Young people are fleeing Cuba. But I’m staying

 

The only way to change the future of Cuba is to keep raising our voices and march against the long-lived revolutionary system.

 

Abraham Jiménez Enoa in The New York Times

Mr. Jiménez Enoa is a Cuban journalist.

 

HAVANA — For 12 years the government allowed a march through the streets in support of L.G.B.T.Q. rights. This year, the regime ordered its cancellation. Nevertheless, I and a group of friends joined others in May and peacefully walked seven blocks before a cordon of police officers violently shut down the march.

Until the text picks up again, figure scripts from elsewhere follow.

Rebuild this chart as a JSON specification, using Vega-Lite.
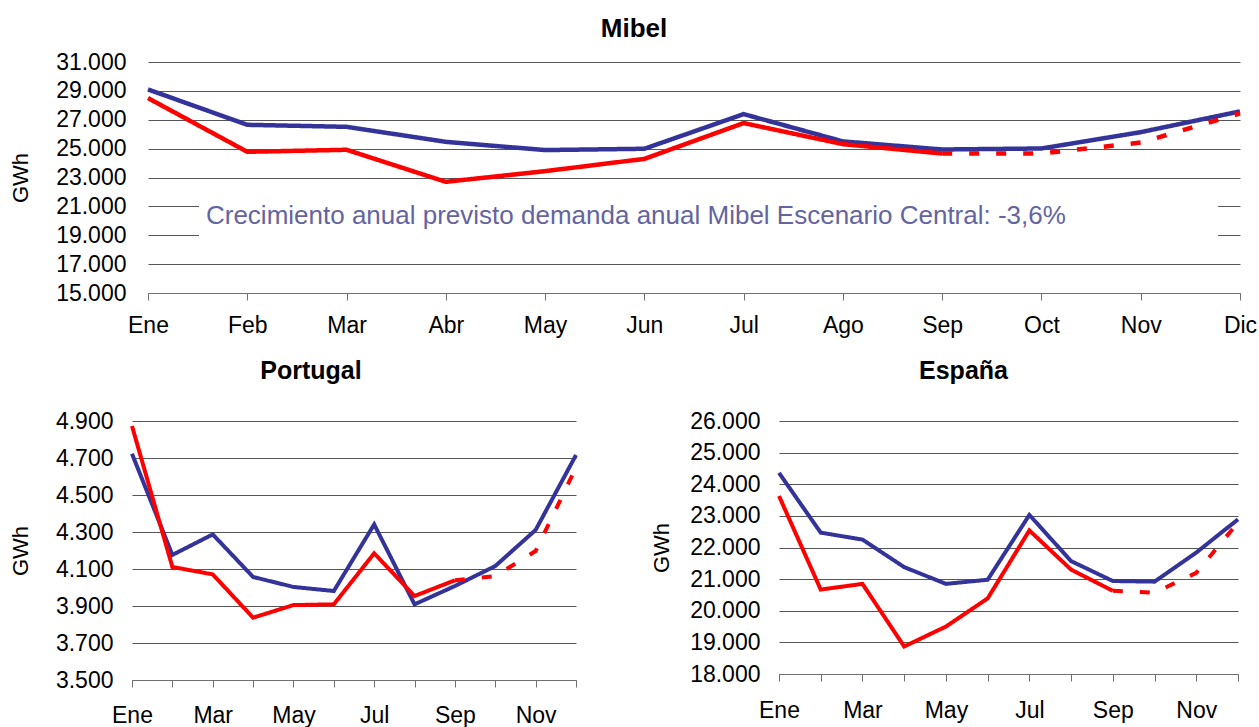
{
  "$schema": "https://vega.github.io/schema/vega-lite/v6.json",
  "padding": {"left": 9, "top": 16, "right": 0, "bottom": 0},
  "config": {
    "font": "Liberation Sans",
    "view": {"stroke": null},
    "axis": {"labelFont": "Liberation Sans", "titleFont": "Liberation Sans", "labelColor": "black", "titleColor": "black"},
    "title": {"font": "Liberation Sans", "color": "black"}
  },
  "datasets": {
    "d": [
      {"p": "Mibel", "s": "blue", "m": 1, "v": 29100},
      {"p": "Mibel", "s": "blue", "m": 2, "v": 26650},
      {"p": "Mibel", "s": "blue", "m": 3, "v": 26510},
      {"p": "Mibel", "s": "blue", "m": 4, "v": 25470},
      {"p": "Mibel", "s": "blue", "m": 5, "v": 24900},
      {"p": "Mibel", "s": "blue", "m": 6, "v": 24990},
      {"p": "Mibel", "s": "blue", "m": 7, "v": 27390},
      {"p": "Mibel", "s": "blue", "m": 8, "v": 25500},
      {"p": "Mibel", "s": "blue", "m": 9, "v": 24940},
      {"p": "Mibel", "s": "blue", "m": 10, "v": 25010},
      {"p": "Mibel", "s": "blue", "m": 11, "v": 26140},
      {"p": "Mibel", "s": "blue", "m": 12, "v": 27580},
      {"p": "Mibel", "s": "red", "m": 1, "v": 28500},
      {"p": "Mibel", "s": "red", "m": 2, "v": 24780},
      {"p": "Mibel", "s": "red", "m": 3, "v": 24920},
      {"p": "Mibel", "s": "red", "m": 4, "v": 22700},
      {"p": "Mibel", "s": "red", "m": 5, "v": 23440},
      {"p": "Mibel", "s": "red", "m": 6, "v": 24290},
      {"p": "Mibel", "s": "red", "m": 7, "v": 26770},
      {"p": "Mibel", "s": "red", "m": 8, "v": 25310},
      {"p": "Mibel", "s": "red", "m": 9, "v": 24660},
      {"p": "Mibel", "s": "redf", "m": 9, "v": 24660},
      {"p": "Mibel", "s": "redf", "m": 10, "v": 24660},
      {"p": "Mibel", "s": "redf", "m": 11, "v": 25420},
      {"p": "Mibel", "s": "redf", "m": 12, "v": 27440},
      {"p": "Portugal", "s": "blue", "m": 1, "v": 4723},
      {"p": "Portugal", "s": "blue", "m": 2, "v": 4176},
      {"p": "Portugal", "s": "blue", "m": 3, "v": 4287},
      {"p": "Portugal", "s": "blue", "m": 4, "v": 4057},
      {"p": "Portugal", "s": "blue", "m": 5, "v": 4003},
      {"p": "Portugal", "s": "blue", "m": 6, "v": 3981},
      {"p": "Portugal", "s": "blue", "m": 7, "v": 4341},
      {"p": "Portugal", "s": "blue", "m": 8, "v": 3909},
      {"p": "Portugal", "s": "blue", "m": 9, "v": 4008},
      {"p": "Portugal", "s": "blue", "m": 10, "v": 4116},
      {"p": "Portugal", "s": "blue", "m": 11, "v": 4311},
      {"p": "Portugal", "s": "blue", "m": 12, "v": 4716},
      {"p": "Portugal", "s": "red", "m": 1, "v": 4873},
      {"p": "Portugal", "s": "red", "m": 2, "v": 4111},
      {"p": "Portugal", "s": "red", "m": 3, "v": 4071},
      {"p": "Portugal", "s": "red", "m": 4, "v": 3837},
      {"p": "Portugal", "s": "red", "m": 5, "v": 3905},
      {"p": "Portugal", "s": "red", "m": 6, "v": 3909},
      {"p": "Portugal", "s": "red", "m": 7, "v": 4185},
      {"p": "Portugal", "s": "red", "m": 8, "v": 3954},
      {"p": "Portugal", "s": "red", "m": 9, "v": 4039},
      {"p": "Portugal", "s": "redf", "m": 9, "v": 4039},
      {"p": "Portugal", "s": "redf", "m": 10, "v": 4062},
      {"p": "Portugal", "s": "redf", "m": 11, "v": 4197},
      {"p": "Portugal", "s": "redf", "m": 12, "v": 4648},
      {"p": "España", "s": "blue", "m": 1, "v": 24360},
      {"p": "España", "s": "blue", "m": 2, "v": 22470},
      {"p": "España", "s": "blue", "m": 3, "v": 22250},
      {"p": "España", "s": "blue", "m": 4, "v": 21380},
      {"p": "España", "s": "blue", "m": 5, "v": 20850},
      {"p": "España", "s": "blue", "m": 6, "v": 20980},
      {"p": "España", "s": "blue", "m": 7, "v": 23030},
      {"p": "España", "s": "blue", "m": 8, "v": 21570},
      {"p": "España", "s": "blue", "m": 9, "v": 20940},
      {"p": "España", "s": "blue", "m": 10, "v": 20920},
      {"p": "España", "s": "blue", "m": 11, "v": 21840},
      {"p": "España", "s": "blue", "m": 12, "v": 22890},
      {"p": "España", "s": "red", "m": 1, "v": 23630},
      {"p": "España", "s": "red", "m": 2, "v": 20670},
      {"p": "España", "s": "red", "m": 3, "v": 20850},
      {"p": "España", "s": "red", "m": 4, "v": 18870},
      {"p": "España", "s": "red", "m": 5, "v": 19500},
      {"p": "España", "s": "red", "m": 6, "v": 20390},
      {"p": "España", "s": "red", "m": 7, "v": 22540},
      {"p": "España", "s": "red", "m": 8, "v": 21300},
      {"p": "España", "s": "red", "m": 9, "v": 20630},
      {"p": "España", "s": "redf", "m": 9, "v": 20630},
      {"p": "España", "s": "redf", "m": 10, "v": 20570},
      {"p": "España", "s": "redf", "m": 11, "v": 21200},
      {"p": "España", "s": "redf", "m": 12, "v": 22790}
    ]
  },
  "spacing": 22,
  "vconcat": [
    {
      "hconcat": [
        {
          "width": 1092,
          "height": 231,
          "title": {"text": "Mibel", "fontSize": 26, "fontWeight": "bold", "anchor": "middle", "frame": "group", "dx": -60, "offset": -17, "baseline": "bottom"},
          "layer": [
            {
              "data": {"values": [{}]},
              "mark": {"type": "rect", "color": "white", "opacity": 1},
              "encoding": {
                "x": {"datum": 1.514, "type": "quantitative", "scale": {"domain": [1, 12], "nice": false, "zero": false},
                  "axis": {"values": [1,2,3,4,5,6,7,8,9,10,11,12], "labelExpr": "['Ene','Feb','Mar','Abr','May','Jun','Jul','Ago','Sep','Oct','Nov','Dic'][datum.value-1]", "title": null, "grid": false, "domainColor": "#707070", "tickColor": "#707070", "tickSize": 7, "labelFontSize": 23, "labelPadding": 14, "labelFlush": false, "labelOverlap": false, "labelBound": false}},
                "x2": {"datum": 11.78},
                "y": {"datum": 17500, "type": "quantitative", "scale": {"domain": [15000, 31000], "nice": false, "zero": false},
                  "axis": {"values": [15000,17000,19000,21000,23000,25000,27000,29000,31000], "labelExpr": "replace(format(datum.value, ','), ',', '.')", "title": "GWh", "titleFontSize": 22, "titleFontWeight": "normal", "titlePadding": 23, "ticks": false, "domain": false, "grid": true, "gridColor": "#555", "labelFontSize": 23, "labelPadding": 22, "labelOverlap": false}},
                "y2": {"datum": 22450}
              }
            },
            {
              "data": {"name": "d"},
              "transform": [{"filter": "datum.p === 'Mibel'"}],
              "mark": {"type": "line", "strokeWidth": 4.5},
              "encoding": {
                "x": {"field": "m", "type": "quantitative", "scale": {"domain": [1, 12], "nice": false, "zero": false},
                  "axis": {"values": [1,2,3,4,5,6,7,8,9,10,11,12], "labelExpr": "['Ene','Feb','Mar','Abr','May','Jun','Jul','Ago','Sep','Oct','Nov','Dic'][datum.value-1]", "title": null, "grid": false, "domainColor": "#707070", "tickColor": "#707070", "tickSize": 7, "labelFontSize": 23, "labelPadding": 14, "labelFlush": false, "labelOverlap": false, "labelBound": false}},
                "y": {"field": "v", "type": "quantitative", "scale": {"domain": [15000, 31000], "nice": false, "zero": false},
                  "axis": {"values": [15000,17000,19000,21000,23000,25000,27000,29000,31000], "labelExpr": "replace(format(datum.value, ','), ',', '.')", "title": "GWh", "titleFontSize": 22, "titleFontWeight": "normal", "titlePadding": 23, "ticks": false, "domain": false, "grid": true, "gridColor": "#555", "labelFontSize": 23, "labelPadding": 22, "labelOverlap": false}},
                "color": {"field": "s", "type": "nominal", "scale": {"domain": ["blue", "red", "redf"], "range": ["#333399", "#ff0000", "#ff0000"]}, "legend": null},
                "strokeDash": {"field": "s", "type": "nominal", "scale": {"domain": ["blue", "red", "redf"], "range": [[1, 0], [1, 0], [10, 17]]}, "legend": null}
              }
            },
            {
              "data": {"values": [{}]},
              "mark": {"type": "text", "align": "left", "baseline": "alphabetic", "fontSize": 26, "color": "#6464a0", "font": "Liberation Sans"},
              "encoding": {
                "x": {"datum": 1.584, "type": "quantitative", "scale": {"domain": [1, 12], "nice": false, "zero": false},
                  "axis": {"values": [1,2,3,4,5,6,7,8,9,10,11,12], "labelExpr": "['Ene','Feb','Mar','Abr','May','Jun','Jul','Ago','Sep','Oct','Nov','Dic'][datum.value-1]", "title": null, "grid": false, "domainColor": "#707070", "tickColor": "#707070", "tickSize": 7, "labelFontSize": 23, "labelPadding": 14, "labelFlush": false, "labelOverlap": false, "labelBound": false}},
                "y": {"datum": 19760, "type": "quantitative", "scale": {"domain": [15000, 31000], "nice": false, "zero": false},
                  "axis": {"values": [15000,17000,19000,21000,23000,25000,27000,29000,31000], "labelExpr": "replace(format(datum.value, ','), ',', '.')", "title": "GWh", "titleFontSize": 22, "titleFontWeight": "normal", "titlePadding": 23, "ticks": false, "domain": false, "grid": true, "gridColor": "#555", "labelFontSize": 23, "labelPadding": 22, "labelOverlap": false}},
                "text": {"value": "Crecimiento anual previsto demanda anual Mibel Escenario Central: -3,6%"}
              }
            }
          ]
        }
      ]
    },
    {
      "spacing": 58,
      "hconcat": [
        {
          "width": 428,
          "height": 259,
          "title": {"text": "Portugal", "fontSize": 25, "fontWeight": "bold", "anchor": "middle", "frame": "group", "dx": -51, "offset": 1, "baseline": "bottom"},
          "data": {"name": "d"},
          "transform": [{"filter": "datum.p === 'Portugal'"}],
          "mark": {"type": "line", "strokeWidth": 4, "clip": false},
          "encoding": {
            "x": {"field": "m", "type": "quantitative", "scale": {"domain": [1, 12], "range": [-16, 428], "nice": false, "zero": false},
              "axis": {"values": [1,2,3,4,5,6,7,8,9,10,11,12], "labelExpr": "datum.value % 2 == 1 ? ['Ene','Feb','Mar','Abr','May','Jun','Jul','Ago','Sep','Oct','Nov','Dic'][datum.value-1] : ''", "title": null, "grid": false, "domainColor": "#707070", "tickColor": "#707070", "tickSize": 7, "labelFontSize": 23, "labelPadding": 17, "labelFlush": false, "labelOverlap": false, "labelBound": false}},
            "y": {"field": "v", "type": "quantitative", "scale": {"domain": [3500, 4900], "nice": false, "zero": false},
              "axis": {"values": [3500,3700,3900,4100,4300,4500,4700,4900], "labelExpr": "replace(format(datum.value, ','), ',', '.')", "title": "GWh", "titleFontSize": 22, "titleFontWeight": "normal", "titlePadding": 23, "ticks": false, "domain": false, "grid": true, "gridColor": "#555", "labelFontSize": 23, "labelPadding": 19, "labelOverlap": false, "offset": 16}},
            "color": {"field": "s", "type": "nominal", "scale": {"domain": ["blue", "red", "redf"], "range": ["#333399", "#ff0000", "#ff0000"]}, "legend": null},
            "strokeDash": {"field": "s", "type": "nominal", "scale": {"domain": ["blue", "red", "redf"], "range": [[1, 0], [1, 0], [9, 14]]}, "legend": null}
          }
        },
        {
          "width": 459,
          "height": 253,
          "title": {"text": "España", "fontSize": 25, "fontWeight": "bold", "anchor": "middle", "frame": "group", "dx": -45, "offset": 1, "baseline": "bottom"},
          "data": {"name": "d"},
          "transform": [{"filter": "datum.p === 'España'"}],
          "mark": {"type": "line", "strokeWidth": 4},
          "encoding": {
            "x": {"field": "m", "type": "quantitative", "scale": {"domain": [1, 12], "nice": false, "zero": false},
              "axis": {"values": [1,2,3,4,5,6,7,8,9,10,11,12], "labelExpr": "datum.value % 2 == 1 ? ['Ene','Feb','Mar','Abr','May','Jun','Jul','Ago','Sep','Oct','Nov','Dic'][datum.value-1] : ''", "title": null, "grid": false, "domainColor": "#707070", "tickColor": "#707070", "tickSize": 7, "labelFontSize": 23, "labelPadding": 18, "labelFlush": false, "labelOverlap": false, "labelBound": false}},
            "y": {"field": "v", "type": "quantitative", "scale": {"domain": [18000, 26000], "nice": false, "zero": false},
              "axis": {"values": [18000,19000,20000,21000,22000,23000,24000,25000,26000], "labelExpr": "replace(format(datum.value, ','), ',', '.')", "title": "GWh", "titleFontSize": 22, "titleFontWeight": "normal", "titlePadding": 16, "ticks": false, "domain": false, "grid": true, "gridColor": "#555", "labelFontSize": 23, "labelPadding": 19, "labelOverlap": false}},
            "color": {"field": "s", "type": "nominal", "scale": {"domain": ["blue", "red", "redf"], "range": ["#333399", "#ff0000", "#ff0000"]}, "legend": null},
            "strokeDash": {"field": "s", "type": "nominal", "scale": {"domain": ["blue", "red", "redf"], "range": [[1, 0], [1, 0], [9, 14]]}, "legend": null}
          }
        }
      ]
    }
  ]
}
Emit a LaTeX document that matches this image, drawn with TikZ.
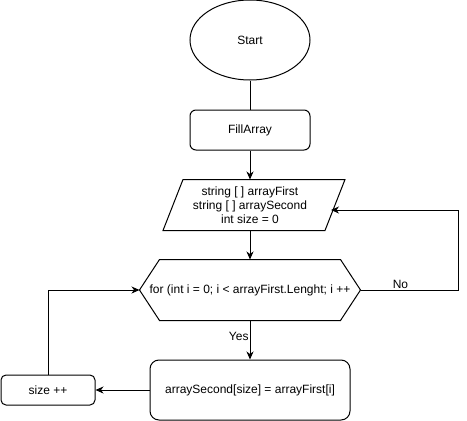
\documentclass[tikz,border=0pt]{standalone}
\usepackage{fontspec}
\setmainfont{Liberation Sans}
\usetikzlibrary{shapes.geometric, arrows.meta, calc}

\begin{document}
\begin{tikzpicture}[x=1pt, y=-1pt, line width=1pt, font=\fontsize{12}{14}\selectfont, >={Stealth[length=8pt, width=7pt, inset=2.5pt]}]%
        \tikzstyle{block}=[draw=black, align=center];%
        \tikzstyle{outline}=[draw=none, align=center];%
        \useasboundingbox (0, 0) rectangle (467, 421);

        \node[ellipse, minimum width=120pt, minimum height=80pt] (start) at (250, 40) [block] {Start};
        \node[rounded corners=6pt, minimum width=120pt, minimum height=40pt] (fill) at (250, 130) [block] {FillArray};

        \node[minimum width=162pt, minimum height=50pt] (vars) at (250, 205) [outline] {string [ ] arrayFirst\\string [ ] arraySecond\\int size = 0};
        \draw ($(vars.north)+(-67, 0)$) -- ($(vars.north)+(95, 0)$) -- ($(vars.south)+(75, 0)$) -- ($(vars.south)+(-87, 0)$) -- cycle;

        \node[minimum width=220pt, minimum height=60pt] (loop) at (250, 290) [outline] {for (int i = 0; i < arrayFirst.Lenght; i ++};
        \draw (loop.west) -- ($(loop.north west)+(20, 0)$) -- ($(loop.north east)+(-20, 0)$) -- (loop.east) -- ($(loop.south east)+(-20, 0)$) -- ($(loop.south west)+(20, 0)$) -- cycle;

        \node[rounded corners=9pt, minimum width=200pt, minimum height=60pt] (body) at (250, 390) [block] {arraySecond[size] = arrayFirst[i]};
        \node[rounded corners=5pt, minimum width=94pt, minimum height=30pt] (size) at (48, 390) [block] {size ++};

        \coordinate (nobend) at (458, 290);
        \coordinate (noend) at (331, 210);

        \draw (start) edge[-] node {} (fill);
        \draw (fill) edge[->] node {} (vars);
        \draw (vars) edge[->] node {} (loop);
        \draw (loop) edge[->] node[left, pos=0.4, inner sep=1pt] {Yes} (body);
        \draw (body) edge[->] node {} (size);
        \draw[->] (size.north) |- (loop.west);
        \draw[->] (loop.east) -- node[above, pos=0.41, inner sep=1pt] {No} (nobend) |- (noend);
    \end{tikzpicture}
\end{document}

The confrontation was just another example of a great dichotomy in Cuba, an island divided — and threatened — by age.

 

Sixty years after the revolution, young Cubans like myself and my friends must decide whether to leave the island to avoid suffering the consequences of dictatorship — authoritarianism, repression and a failed economic model — or stay and push for change. For about 17,000 a year between 2008 and 2016, the decision was to go.

 

The Castro revolution and the regime’s perennial leaders have grown old together. Today, Cuba faces the quandary of having the largest population of people 60 and over in Latin America. According to data from the National Office of Statistics and Information, by 2030 almost one-third of the population will be at least 60.

 

The Cuban system never departed from the orthodox doctrines it inherited from the former Soviet Union. The fact that young Cubans are fleeing is an undeniable defeat for the Castro regime. It also means we are facing a future in limbo: Either the dictatorship falls, or the island will become a nation of elderly people.

 

In raising our voices, we can see a future of possibilities.

 

The arrival of public Wi-Fi in 2015 resulted in internet connectivity for 56 percent of the island’s 11.2 million people. The internet has reconfigured society by allowing citizens to express themselves freely on its platforms and feel empowered. An alternative to the official voice imposed for years has emerged. Dissent is moving beyond the online world and materializing in real life.

 

The first evidence of a civil society taking shape appeared in January, when a tornado devastated several Havana municipalities. The country’s population, without the consent of the political party that controls all aspects of life in Cuba, turned out in droves to the affected areas to show solidarity with the victims and provide assistance.

 

Then, in February, the first constitutional referendum in 43 years was held. Despite the government’s broad campaign promoting the “Yes” vote, more than two million Cubans voted “No,” abstained or left their ballots blank.

 

Other small acts of insurrection have followed. Hundreds of people marched to demand a law to protect animals and punish their mistreatment. Ecological groups have taken to social networks to organize cleanups of public spaces. Arbitrary arrests, kidnappings and harassment of independent journalists, opposition figures and civil society activists by the government no longer go unnoticed. But these demonstrations of civic advocacy are still rare.

 

It’s very difficult to plan for life in a nation where the basic salary is around $30 a month, where the government issues decrees to regulate everything from artistic expression to the number of tables and chairs that a restaurant can have, and where a person is fortunate to find toilet paper at the market.

 

The United Nations International Organization for Migration reports that 1,558,312 Cubans currently reside elsewhere. The history of the revolution has been one of exodus — this is true of all Cubans, but especially of young people.

 

Not even President Barack Obama’s repeal of the “wet foot, dry foot” policy in 2017 could stop the flow. Cubans may no longer throw themselves into the sea on rafts in hopes of reaching the Florida coast, but they continue to emigrate: A majority of those who flee take on the risky adventure of surrendering themselves to Central American smugglers — coyotes — to arrive at the border posts of Mexico and, from there, pursue the American dream.

 

Fidel Castro once said that “being internationalist means paying our own debt with humanity.” Paradoxically, the revolution ended up fulfilling the dictator’s wish: Cuba has become one of the world’s largest exporters of human capital. The country gives its professionals free access to education at its universities, but not the freedom to have a career or express themselves without violence.

 

Cuba’s generational divide threatens to grow. Without the capacities and contributions of young people, it’s impossible to imagine a way out of the systemic crisis that the country is experiencing. By robbing the island of its future, the octogenarian leaders will be left with no successors.

 

Those of us who stay must maintain an open struggle against an authoritarian government. The only way to change the future is to keep raising our voices and march against the long-lived revolutionary system.